─── Record set

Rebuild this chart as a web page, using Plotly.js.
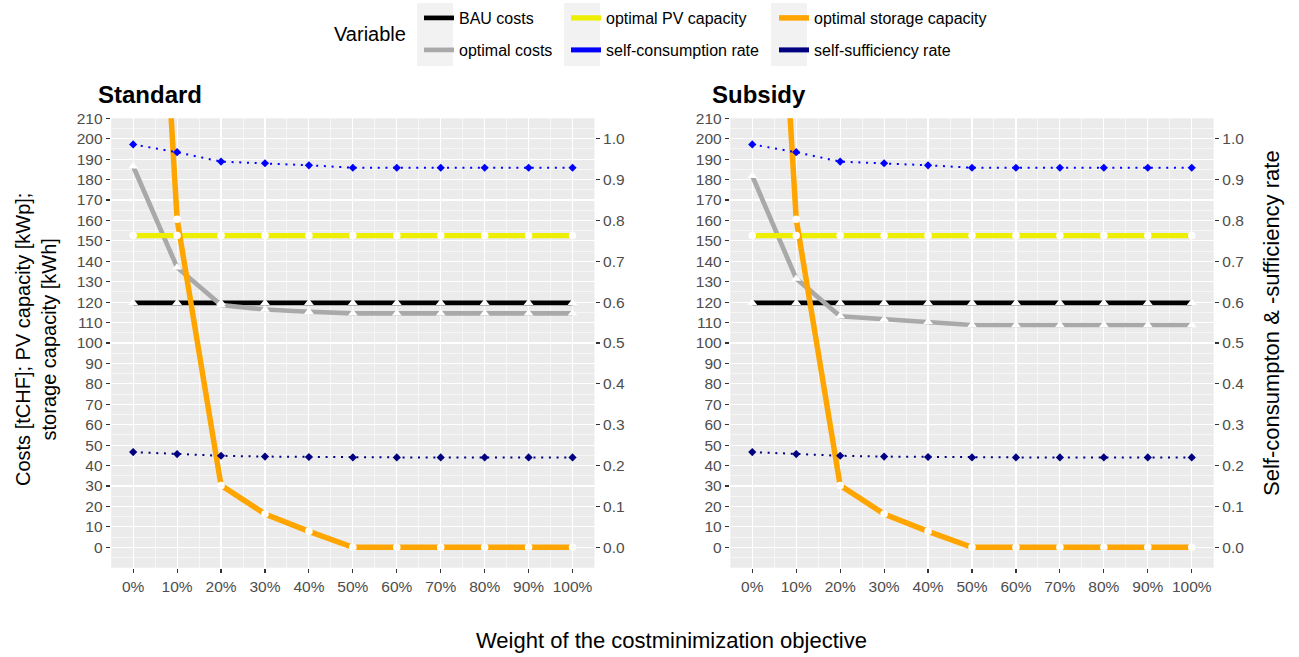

──────
─── Record set

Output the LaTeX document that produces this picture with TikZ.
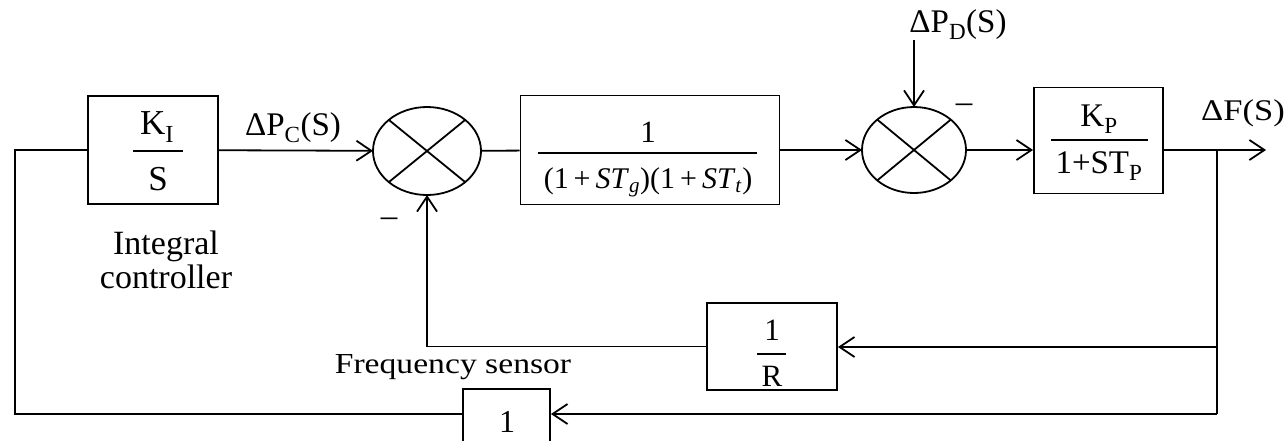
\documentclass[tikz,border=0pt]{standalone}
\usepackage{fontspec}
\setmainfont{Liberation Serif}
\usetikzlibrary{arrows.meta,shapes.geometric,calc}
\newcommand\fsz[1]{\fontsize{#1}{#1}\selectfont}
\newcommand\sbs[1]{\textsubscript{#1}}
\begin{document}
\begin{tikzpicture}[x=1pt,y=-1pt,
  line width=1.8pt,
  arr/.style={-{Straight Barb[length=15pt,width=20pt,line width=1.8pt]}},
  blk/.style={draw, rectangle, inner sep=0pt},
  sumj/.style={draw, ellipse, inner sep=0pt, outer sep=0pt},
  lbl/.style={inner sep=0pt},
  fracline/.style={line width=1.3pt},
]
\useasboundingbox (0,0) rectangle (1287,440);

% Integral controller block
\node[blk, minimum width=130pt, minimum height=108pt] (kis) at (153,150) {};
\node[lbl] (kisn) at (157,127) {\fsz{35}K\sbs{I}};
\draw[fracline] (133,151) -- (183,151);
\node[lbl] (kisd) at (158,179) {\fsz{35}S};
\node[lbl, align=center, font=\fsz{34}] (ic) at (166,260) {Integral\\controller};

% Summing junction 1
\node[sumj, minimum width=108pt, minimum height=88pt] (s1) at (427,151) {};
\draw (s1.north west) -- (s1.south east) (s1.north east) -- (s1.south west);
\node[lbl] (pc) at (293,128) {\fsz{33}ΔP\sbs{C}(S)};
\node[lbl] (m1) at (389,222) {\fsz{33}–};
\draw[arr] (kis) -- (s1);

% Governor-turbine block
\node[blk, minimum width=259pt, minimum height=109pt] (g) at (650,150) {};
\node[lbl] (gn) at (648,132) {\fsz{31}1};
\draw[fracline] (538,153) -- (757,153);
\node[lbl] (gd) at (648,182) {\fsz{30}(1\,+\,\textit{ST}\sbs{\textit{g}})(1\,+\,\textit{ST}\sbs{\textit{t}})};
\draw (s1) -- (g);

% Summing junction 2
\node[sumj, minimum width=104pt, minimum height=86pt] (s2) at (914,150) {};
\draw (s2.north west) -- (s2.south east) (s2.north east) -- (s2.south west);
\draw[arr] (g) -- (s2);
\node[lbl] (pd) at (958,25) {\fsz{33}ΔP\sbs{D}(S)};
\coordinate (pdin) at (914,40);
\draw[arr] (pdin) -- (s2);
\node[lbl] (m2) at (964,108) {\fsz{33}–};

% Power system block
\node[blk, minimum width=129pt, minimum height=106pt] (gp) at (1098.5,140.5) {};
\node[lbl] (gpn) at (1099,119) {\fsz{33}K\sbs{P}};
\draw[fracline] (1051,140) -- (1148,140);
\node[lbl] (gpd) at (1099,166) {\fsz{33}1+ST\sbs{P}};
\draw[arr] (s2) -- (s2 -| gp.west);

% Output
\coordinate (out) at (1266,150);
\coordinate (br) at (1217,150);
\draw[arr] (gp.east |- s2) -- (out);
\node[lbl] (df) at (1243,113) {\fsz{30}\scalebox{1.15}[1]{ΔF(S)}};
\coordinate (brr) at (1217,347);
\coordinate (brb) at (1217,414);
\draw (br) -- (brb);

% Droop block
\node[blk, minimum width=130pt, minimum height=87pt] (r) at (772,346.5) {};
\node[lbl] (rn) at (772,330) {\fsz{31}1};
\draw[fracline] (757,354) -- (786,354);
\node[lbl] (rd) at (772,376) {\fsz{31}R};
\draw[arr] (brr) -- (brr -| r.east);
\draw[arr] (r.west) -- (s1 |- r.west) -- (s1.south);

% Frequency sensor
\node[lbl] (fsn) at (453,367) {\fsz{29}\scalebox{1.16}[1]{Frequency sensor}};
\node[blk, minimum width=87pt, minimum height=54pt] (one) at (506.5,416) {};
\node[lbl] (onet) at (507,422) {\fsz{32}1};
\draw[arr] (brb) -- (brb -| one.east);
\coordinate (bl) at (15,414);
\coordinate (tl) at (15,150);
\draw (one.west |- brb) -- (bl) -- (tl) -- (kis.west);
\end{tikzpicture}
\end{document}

──────

* [Problem statement]
List the lines that contain the word "Output".

* [The result]
Output the LaTeX document that produces this picture with TikZ.
% Output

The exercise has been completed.